# Direction
Find every line in the records that holds the string "this". Copy each one.

# Record extracts
━━━━
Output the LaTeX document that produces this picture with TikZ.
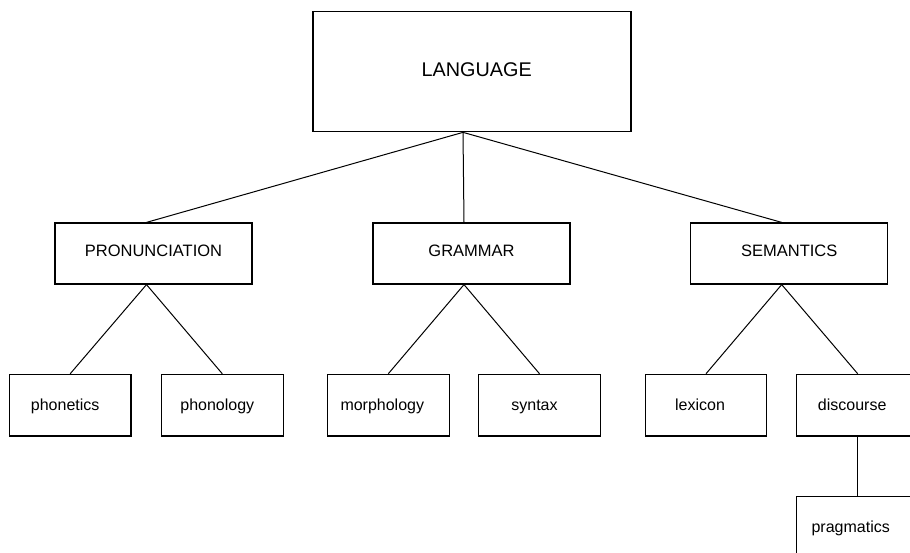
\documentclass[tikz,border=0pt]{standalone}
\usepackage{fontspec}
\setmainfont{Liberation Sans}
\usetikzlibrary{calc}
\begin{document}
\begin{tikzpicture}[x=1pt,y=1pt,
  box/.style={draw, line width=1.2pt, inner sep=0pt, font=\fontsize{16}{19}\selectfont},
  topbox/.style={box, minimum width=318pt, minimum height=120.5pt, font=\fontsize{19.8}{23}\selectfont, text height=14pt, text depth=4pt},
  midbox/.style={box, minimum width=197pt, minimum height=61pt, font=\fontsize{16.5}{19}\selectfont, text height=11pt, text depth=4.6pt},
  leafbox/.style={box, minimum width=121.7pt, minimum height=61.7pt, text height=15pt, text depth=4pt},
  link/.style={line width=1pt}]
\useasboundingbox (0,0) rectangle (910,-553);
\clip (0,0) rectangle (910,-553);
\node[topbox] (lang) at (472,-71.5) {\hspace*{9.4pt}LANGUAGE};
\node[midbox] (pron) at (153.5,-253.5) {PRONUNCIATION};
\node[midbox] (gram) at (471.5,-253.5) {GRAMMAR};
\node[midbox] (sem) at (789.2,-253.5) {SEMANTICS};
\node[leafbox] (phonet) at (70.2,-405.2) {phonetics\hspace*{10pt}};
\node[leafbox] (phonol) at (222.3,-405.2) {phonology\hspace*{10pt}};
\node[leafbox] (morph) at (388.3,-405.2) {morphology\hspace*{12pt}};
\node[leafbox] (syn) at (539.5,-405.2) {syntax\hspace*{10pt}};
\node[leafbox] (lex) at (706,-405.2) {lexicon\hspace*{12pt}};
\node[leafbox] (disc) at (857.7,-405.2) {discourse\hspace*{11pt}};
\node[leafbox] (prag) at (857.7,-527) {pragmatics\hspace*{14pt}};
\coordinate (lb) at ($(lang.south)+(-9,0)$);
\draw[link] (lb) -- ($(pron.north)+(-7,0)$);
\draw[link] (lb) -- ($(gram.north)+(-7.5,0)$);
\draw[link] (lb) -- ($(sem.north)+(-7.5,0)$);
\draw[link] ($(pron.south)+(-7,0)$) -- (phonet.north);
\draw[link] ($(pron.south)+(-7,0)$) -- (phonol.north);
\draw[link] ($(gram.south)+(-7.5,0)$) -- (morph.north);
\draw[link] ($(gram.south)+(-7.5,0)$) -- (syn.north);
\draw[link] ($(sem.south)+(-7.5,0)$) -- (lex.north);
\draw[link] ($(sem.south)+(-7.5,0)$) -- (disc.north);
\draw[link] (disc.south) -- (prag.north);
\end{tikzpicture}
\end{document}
━━━━
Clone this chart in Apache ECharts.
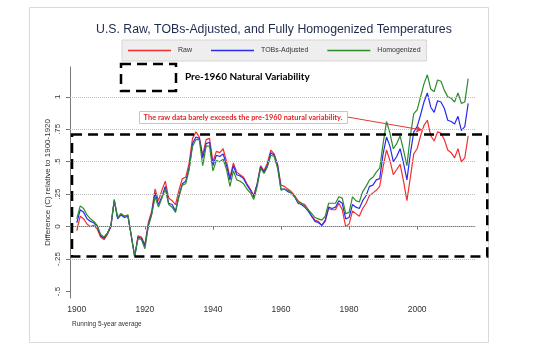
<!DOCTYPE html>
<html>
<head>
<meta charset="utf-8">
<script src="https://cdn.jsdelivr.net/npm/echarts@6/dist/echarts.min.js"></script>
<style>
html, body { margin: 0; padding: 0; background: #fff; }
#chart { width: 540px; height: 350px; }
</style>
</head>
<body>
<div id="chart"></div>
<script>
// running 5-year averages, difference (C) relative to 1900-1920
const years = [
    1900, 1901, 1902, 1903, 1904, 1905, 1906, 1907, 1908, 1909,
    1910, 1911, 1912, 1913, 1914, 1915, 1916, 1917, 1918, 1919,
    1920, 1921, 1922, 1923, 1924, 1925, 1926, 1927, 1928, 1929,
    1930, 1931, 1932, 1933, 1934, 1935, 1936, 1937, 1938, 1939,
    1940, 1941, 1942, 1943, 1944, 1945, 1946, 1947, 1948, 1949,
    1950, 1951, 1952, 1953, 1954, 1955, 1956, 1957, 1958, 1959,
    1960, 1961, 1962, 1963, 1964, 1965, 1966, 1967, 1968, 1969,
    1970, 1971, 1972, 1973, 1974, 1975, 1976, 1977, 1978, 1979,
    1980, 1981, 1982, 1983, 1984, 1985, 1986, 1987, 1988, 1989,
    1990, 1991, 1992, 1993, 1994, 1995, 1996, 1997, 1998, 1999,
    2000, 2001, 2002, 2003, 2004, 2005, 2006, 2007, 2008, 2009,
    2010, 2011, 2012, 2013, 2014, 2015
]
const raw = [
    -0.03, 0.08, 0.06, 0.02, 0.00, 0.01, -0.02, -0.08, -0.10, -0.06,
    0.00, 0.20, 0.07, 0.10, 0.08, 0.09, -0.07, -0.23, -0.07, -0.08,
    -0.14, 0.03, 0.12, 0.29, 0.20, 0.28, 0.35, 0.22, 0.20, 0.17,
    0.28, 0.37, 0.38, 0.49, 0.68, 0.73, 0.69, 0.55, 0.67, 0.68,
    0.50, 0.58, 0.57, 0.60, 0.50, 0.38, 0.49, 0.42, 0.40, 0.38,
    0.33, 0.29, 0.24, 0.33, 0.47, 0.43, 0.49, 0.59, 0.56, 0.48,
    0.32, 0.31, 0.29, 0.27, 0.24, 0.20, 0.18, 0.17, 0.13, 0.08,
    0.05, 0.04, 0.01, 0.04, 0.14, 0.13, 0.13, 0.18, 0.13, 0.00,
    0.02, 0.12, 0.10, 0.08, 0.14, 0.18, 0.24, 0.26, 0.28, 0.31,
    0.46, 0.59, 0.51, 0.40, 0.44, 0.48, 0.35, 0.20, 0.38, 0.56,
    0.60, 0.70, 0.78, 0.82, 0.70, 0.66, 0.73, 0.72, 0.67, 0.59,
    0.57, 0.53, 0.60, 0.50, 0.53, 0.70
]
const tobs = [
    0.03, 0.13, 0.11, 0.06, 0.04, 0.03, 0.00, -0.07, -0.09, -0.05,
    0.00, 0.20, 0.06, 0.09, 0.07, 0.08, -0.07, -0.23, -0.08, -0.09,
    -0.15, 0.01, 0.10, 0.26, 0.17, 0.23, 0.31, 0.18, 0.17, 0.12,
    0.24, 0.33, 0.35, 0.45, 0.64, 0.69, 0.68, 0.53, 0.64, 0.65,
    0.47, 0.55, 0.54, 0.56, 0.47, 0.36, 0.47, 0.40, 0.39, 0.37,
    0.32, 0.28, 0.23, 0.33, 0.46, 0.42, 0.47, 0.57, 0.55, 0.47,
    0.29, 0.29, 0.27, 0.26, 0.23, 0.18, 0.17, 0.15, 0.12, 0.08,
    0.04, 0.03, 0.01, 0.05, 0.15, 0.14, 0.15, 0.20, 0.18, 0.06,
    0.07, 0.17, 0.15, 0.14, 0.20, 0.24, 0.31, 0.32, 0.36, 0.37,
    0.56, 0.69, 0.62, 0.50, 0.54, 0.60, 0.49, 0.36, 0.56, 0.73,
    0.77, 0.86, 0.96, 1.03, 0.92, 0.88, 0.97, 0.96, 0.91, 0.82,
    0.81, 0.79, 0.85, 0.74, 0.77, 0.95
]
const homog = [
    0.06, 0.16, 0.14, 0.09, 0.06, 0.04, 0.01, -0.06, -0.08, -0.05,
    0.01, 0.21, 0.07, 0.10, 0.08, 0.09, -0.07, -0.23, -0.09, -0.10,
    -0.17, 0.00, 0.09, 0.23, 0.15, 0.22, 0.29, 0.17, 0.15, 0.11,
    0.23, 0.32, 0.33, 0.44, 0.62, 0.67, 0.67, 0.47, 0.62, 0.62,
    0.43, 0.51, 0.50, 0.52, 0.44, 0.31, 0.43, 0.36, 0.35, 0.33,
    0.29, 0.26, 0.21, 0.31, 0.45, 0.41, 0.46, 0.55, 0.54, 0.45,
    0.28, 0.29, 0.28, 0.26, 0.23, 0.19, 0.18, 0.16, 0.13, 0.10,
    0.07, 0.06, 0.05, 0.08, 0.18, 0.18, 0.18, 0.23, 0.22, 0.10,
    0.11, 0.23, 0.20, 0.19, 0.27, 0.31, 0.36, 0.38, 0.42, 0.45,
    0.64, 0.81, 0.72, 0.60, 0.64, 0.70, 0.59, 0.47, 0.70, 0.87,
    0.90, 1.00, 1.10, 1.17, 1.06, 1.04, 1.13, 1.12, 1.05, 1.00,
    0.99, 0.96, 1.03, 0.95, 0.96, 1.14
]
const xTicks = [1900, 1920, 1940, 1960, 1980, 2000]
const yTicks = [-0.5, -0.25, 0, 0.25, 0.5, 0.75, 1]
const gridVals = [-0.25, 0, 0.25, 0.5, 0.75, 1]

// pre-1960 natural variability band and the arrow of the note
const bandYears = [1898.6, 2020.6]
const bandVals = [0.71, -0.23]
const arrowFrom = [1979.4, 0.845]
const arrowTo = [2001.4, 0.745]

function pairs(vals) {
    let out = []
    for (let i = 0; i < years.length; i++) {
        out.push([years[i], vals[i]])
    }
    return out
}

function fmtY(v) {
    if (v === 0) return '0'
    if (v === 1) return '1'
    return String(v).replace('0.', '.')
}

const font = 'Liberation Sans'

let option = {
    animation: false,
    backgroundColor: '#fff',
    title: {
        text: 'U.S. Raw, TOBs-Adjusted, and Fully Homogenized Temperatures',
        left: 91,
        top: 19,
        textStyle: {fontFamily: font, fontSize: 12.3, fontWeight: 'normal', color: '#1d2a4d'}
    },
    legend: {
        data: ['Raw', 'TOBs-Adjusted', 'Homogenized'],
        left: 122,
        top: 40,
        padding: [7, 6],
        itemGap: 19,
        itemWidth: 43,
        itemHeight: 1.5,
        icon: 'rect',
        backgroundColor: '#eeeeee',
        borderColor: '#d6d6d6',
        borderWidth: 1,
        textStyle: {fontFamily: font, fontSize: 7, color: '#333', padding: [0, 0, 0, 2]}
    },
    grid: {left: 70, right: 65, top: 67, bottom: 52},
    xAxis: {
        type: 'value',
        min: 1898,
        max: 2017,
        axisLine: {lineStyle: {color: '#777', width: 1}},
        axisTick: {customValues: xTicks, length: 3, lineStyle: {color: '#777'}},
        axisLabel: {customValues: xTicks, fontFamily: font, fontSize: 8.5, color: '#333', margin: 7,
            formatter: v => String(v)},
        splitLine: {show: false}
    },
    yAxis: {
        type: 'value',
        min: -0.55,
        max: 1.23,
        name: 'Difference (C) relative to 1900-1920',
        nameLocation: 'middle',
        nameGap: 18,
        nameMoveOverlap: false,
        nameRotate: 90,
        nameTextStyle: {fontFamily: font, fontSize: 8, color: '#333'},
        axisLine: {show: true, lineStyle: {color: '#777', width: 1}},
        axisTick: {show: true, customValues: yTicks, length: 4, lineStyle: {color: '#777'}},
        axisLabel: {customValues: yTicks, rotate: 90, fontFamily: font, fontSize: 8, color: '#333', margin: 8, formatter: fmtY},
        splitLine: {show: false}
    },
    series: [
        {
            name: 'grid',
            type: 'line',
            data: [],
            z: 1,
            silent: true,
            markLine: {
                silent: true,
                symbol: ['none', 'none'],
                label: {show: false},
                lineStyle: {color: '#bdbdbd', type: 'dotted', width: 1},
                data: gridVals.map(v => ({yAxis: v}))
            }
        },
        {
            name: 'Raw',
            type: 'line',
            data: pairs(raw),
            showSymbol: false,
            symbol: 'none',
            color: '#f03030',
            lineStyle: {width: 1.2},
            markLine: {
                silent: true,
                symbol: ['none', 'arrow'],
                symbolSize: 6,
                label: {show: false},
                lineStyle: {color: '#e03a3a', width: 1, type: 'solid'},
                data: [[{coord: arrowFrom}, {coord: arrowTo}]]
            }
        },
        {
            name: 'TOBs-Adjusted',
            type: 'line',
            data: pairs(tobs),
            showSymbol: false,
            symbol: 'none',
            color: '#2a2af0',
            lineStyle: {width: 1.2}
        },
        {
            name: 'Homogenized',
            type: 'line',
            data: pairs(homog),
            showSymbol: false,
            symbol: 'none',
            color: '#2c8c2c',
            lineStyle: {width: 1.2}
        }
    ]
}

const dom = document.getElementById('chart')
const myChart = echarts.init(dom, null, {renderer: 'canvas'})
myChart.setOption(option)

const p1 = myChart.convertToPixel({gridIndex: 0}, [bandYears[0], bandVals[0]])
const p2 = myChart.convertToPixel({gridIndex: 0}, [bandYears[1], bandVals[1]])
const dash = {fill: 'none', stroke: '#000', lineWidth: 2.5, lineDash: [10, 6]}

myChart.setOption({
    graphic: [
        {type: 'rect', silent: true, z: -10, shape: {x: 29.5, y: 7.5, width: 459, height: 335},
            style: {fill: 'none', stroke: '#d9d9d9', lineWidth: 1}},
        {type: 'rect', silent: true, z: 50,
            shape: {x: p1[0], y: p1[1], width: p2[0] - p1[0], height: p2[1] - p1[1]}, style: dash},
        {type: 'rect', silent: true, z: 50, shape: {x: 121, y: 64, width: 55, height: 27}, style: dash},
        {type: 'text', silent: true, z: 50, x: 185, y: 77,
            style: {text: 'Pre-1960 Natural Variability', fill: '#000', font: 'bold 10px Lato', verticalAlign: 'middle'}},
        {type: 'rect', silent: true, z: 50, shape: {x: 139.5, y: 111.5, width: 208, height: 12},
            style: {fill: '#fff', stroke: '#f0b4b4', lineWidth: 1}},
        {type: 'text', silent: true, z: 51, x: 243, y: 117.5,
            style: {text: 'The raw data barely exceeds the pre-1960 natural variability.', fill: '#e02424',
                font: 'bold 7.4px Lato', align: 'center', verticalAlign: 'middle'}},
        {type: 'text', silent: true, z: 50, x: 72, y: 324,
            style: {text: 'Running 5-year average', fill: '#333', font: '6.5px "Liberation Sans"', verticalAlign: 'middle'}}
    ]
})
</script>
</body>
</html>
━━━━
# Full output
Output the LaTeX document that produces this picture with TikZ.
Clone this chart in Apache ECharts.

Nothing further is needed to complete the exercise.